:: TASK INSTRUCTIONS ::
Find the lines holding the string "script" in the data, then copy all of them.

(Code that draws figures)
━━━━━━━━

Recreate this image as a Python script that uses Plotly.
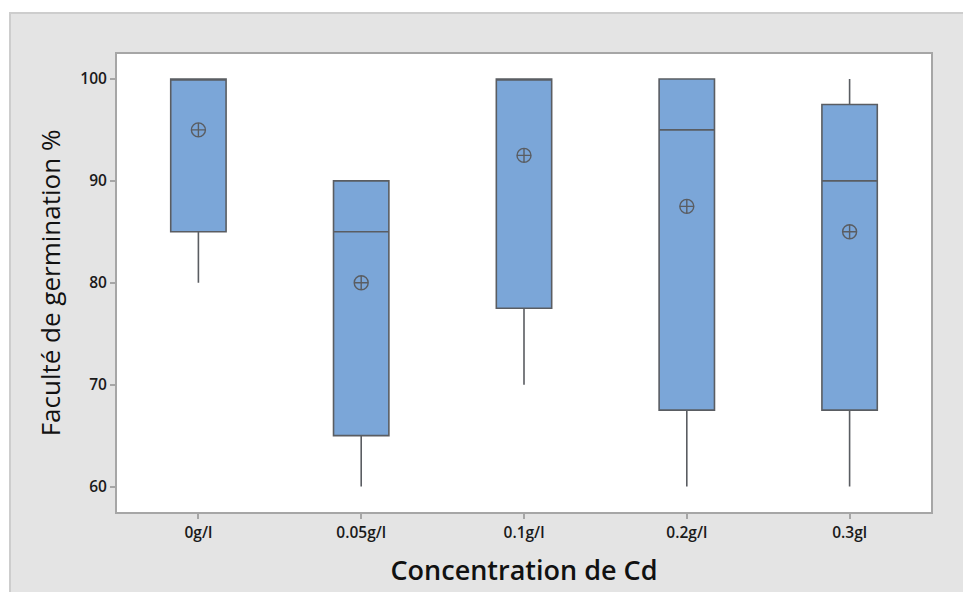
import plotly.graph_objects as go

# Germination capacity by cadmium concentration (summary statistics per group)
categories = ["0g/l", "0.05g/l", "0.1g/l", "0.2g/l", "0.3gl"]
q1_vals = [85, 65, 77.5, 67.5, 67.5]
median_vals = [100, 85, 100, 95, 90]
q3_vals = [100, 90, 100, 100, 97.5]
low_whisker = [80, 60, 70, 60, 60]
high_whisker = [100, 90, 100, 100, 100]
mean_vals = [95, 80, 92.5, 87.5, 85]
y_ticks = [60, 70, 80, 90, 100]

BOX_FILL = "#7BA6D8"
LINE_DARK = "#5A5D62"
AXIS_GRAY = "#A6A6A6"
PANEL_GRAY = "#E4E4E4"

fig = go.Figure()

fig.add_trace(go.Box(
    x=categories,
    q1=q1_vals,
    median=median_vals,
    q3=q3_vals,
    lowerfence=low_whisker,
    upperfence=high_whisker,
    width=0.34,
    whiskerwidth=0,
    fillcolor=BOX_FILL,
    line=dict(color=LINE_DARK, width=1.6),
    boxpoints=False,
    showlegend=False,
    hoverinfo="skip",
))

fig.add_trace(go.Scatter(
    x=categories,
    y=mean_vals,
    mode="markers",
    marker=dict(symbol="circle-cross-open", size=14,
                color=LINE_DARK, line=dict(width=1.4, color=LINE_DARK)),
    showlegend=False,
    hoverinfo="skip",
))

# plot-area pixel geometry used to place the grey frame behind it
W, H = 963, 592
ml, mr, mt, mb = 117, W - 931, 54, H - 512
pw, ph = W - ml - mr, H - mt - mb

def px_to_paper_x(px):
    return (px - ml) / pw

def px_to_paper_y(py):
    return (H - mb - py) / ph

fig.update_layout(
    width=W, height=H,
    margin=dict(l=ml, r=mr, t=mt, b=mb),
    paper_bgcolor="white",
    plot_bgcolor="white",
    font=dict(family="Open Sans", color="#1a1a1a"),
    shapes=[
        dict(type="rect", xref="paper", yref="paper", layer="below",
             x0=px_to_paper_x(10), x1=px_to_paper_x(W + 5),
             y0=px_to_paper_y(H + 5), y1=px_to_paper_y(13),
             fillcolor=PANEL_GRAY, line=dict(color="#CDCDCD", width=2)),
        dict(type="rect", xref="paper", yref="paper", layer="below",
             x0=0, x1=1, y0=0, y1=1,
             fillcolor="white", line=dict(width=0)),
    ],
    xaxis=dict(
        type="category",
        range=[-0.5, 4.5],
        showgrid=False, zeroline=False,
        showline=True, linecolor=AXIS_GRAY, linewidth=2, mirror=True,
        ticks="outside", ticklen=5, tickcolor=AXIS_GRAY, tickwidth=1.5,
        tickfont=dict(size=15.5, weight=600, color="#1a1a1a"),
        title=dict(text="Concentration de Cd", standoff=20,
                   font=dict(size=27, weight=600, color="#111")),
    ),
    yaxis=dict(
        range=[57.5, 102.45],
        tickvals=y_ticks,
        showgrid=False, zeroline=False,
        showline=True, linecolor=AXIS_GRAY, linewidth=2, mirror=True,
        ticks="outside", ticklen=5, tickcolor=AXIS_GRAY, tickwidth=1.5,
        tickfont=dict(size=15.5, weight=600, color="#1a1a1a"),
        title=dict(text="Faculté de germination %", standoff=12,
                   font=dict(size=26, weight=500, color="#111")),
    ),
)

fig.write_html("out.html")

━━━━━━━━

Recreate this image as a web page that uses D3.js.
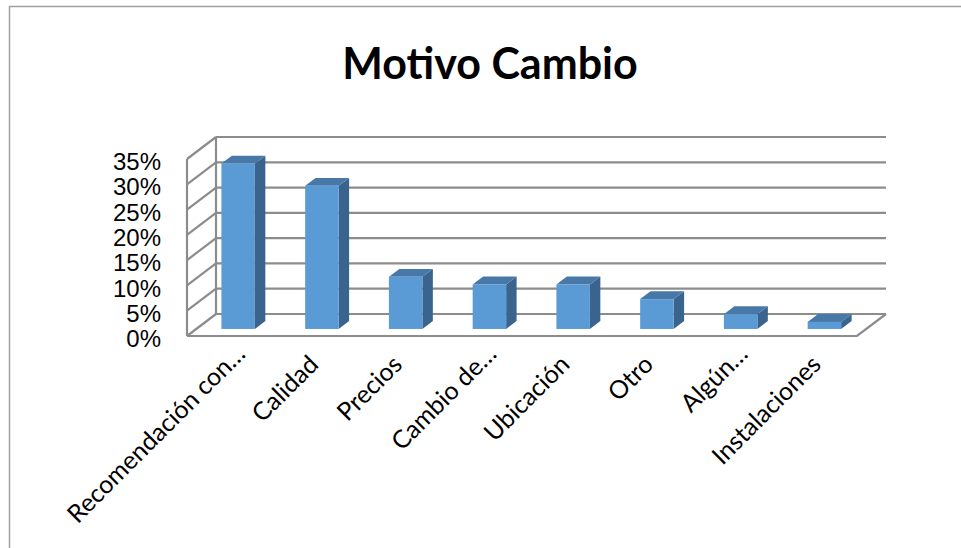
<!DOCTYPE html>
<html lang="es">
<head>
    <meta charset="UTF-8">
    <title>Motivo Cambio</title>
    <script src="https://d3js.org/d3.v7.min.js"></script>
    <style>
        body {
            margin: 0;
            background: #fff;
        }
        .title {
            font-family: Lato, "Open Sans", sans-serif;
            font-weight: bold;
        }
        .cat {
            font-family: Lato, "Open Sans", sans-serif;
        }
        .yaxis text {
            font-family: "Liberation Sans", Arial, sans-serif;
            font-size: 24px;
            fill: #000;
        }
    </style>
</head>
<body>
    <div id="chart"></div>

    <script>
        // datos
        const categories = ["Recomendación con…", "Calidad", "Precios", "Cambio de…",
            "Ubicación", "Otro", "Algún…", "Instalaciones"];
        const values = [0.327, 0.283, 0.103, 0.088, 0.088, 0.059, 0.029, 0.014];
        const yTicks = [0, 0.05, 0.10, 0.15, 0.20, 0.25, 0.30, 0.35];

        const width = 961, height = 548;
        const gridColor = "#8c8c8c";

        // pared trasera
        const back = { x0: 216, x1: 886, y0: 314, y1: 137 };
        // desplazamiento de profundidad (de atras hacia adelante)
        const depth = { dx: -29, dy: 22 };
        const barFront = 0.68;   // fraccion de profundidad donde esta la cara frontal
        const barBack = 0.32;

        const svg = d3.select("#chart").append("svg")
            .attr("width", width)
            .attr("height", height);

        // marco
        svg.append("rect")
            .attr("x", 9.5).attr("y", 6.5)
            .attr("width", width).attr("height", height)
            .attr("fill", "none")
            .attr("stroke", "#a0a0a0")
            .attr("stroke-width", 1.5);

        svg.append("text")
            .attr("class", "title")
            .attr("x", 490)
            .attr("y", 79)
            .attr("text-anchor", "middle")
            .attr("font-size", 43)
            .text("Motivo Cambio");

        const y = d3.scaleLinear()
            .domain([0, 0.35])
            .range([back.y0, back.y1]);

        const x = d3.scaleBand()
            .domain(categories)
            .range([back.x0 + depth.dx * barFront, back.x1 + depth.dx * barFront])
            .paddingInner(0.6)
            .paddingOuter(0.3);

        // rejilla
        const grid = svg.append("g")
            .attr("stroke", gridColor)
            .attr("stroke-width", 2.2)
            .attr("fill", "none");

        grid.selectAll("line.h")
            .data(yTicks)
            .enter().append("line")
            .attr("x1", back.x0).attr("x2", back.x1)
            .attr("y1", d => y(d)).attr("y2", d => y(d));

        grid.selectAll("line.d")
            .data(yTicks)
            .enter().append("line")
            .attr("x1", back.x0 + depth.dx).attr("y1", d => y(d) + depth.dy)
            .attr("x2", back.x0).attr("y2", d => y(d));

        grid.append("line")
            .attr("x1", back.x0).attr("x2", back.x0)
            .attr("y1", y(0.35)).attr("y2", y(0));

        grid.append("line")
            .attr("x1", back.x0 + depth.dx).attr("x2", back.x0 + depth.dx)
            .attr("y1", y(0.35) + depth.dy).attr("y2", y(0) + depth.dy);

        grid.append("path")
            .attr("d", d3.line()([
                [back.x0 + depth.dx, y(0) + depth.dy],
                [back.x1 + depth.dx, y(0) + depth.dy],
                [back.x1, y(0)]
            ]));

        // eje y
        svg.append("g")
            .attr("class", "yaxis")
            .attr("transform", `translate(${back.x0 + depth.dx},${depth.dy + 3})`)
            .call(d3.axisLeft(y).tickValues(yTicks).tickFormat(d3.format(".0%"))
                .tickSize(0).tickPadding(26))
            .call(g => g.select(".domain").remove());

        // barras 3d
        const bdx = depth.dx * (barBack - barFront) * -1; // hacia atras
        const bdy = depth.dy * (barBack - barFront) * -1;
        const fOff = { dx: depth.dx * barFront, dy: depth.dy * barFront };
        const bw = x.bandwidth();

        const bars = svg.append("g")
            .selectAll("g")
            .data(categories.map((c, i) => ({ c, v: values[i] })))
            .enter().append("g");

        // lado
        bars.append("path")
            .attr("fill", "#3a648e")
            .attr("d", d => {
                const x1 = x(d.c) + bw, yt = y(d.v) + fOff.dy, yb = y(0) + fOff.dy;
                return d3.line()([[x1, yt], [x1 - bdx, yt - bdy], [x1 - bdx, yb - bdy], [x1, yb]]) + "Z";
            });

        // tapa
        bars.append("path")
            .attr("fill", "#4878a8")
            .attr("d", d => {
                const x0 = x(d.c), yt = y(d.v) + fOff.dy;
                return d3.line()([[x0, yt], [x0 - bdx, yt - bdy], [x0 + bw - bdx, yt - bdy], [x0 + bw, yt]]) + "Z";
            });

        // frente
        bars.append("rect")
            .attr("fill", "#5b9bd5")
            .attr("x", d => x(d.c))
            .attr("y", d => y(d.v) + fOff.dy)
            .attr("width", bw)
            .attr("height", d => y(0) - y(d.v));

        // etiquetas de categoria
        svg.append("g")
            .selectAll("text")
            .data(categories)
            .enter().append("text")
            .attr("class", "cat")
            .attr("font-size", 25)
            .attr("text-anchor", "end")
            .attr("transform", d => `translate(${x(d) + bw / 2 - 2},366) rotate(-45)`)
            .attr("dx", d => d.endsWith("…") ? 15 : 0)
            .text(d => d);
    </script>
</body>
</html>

━━━━━━━━

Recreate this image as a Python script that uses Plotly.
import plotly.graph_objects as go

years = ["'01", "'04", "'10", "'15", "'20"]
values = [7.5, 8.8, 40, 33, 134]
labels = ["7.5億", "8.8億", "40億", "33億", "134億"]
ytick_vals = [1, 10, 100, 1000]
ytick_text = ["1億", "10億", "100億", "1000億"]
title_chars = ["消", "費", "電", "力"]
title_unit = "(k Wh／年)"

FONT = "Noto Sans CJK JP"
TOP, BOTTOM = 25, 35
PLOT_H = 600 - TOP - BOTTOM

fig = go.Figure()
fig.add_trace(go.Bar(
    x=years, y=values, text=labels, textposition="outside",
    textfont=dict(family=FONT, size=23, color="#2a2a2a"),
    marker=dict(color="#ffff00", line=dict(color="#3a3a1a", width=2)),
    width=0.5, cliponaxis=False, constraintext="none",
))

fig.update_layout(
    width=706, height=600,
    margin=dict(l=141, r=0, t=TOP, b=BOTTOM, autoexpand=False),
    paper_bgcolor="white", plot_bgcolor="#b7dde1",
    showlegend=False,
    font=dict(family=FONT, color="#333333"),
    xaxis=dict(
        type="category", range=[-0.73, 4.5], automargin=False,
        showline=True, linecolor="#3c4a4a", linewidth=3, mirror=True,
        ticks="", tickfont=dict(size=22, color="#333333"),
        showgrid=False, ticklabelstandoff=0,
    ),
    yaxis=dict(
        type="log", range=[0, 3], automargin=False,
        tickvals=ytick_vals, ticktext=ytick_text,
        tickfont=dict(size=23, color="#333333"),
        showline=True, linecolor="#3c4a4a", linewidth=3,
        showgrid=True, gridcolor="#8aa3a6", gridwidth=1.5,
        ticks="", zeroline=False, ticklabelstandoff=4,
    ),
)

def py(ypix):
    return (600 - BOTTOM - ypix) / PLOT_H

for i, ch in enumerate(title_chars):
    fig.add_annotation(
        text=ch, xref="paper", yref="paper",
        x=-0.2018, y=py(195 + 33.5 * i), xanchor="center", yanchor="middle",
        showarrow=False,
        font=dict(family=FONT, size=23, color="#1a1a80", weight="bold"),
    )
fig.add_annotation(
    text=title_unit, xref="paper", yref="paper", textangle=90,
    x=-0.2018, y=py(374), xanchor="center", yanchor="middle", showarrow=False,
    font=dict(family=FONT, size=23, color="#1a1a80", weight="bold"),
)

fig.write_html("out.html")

━━━━━━━━

:: SOLUTION TO THIS PROBLEM ::
Recreate this image as a Python script that uses Plotly.
    <script src="https://d3js.org/d3.v7.min.js"></script>
    <script>
    </script>
Recreate this image as a Python script that uses Plotly.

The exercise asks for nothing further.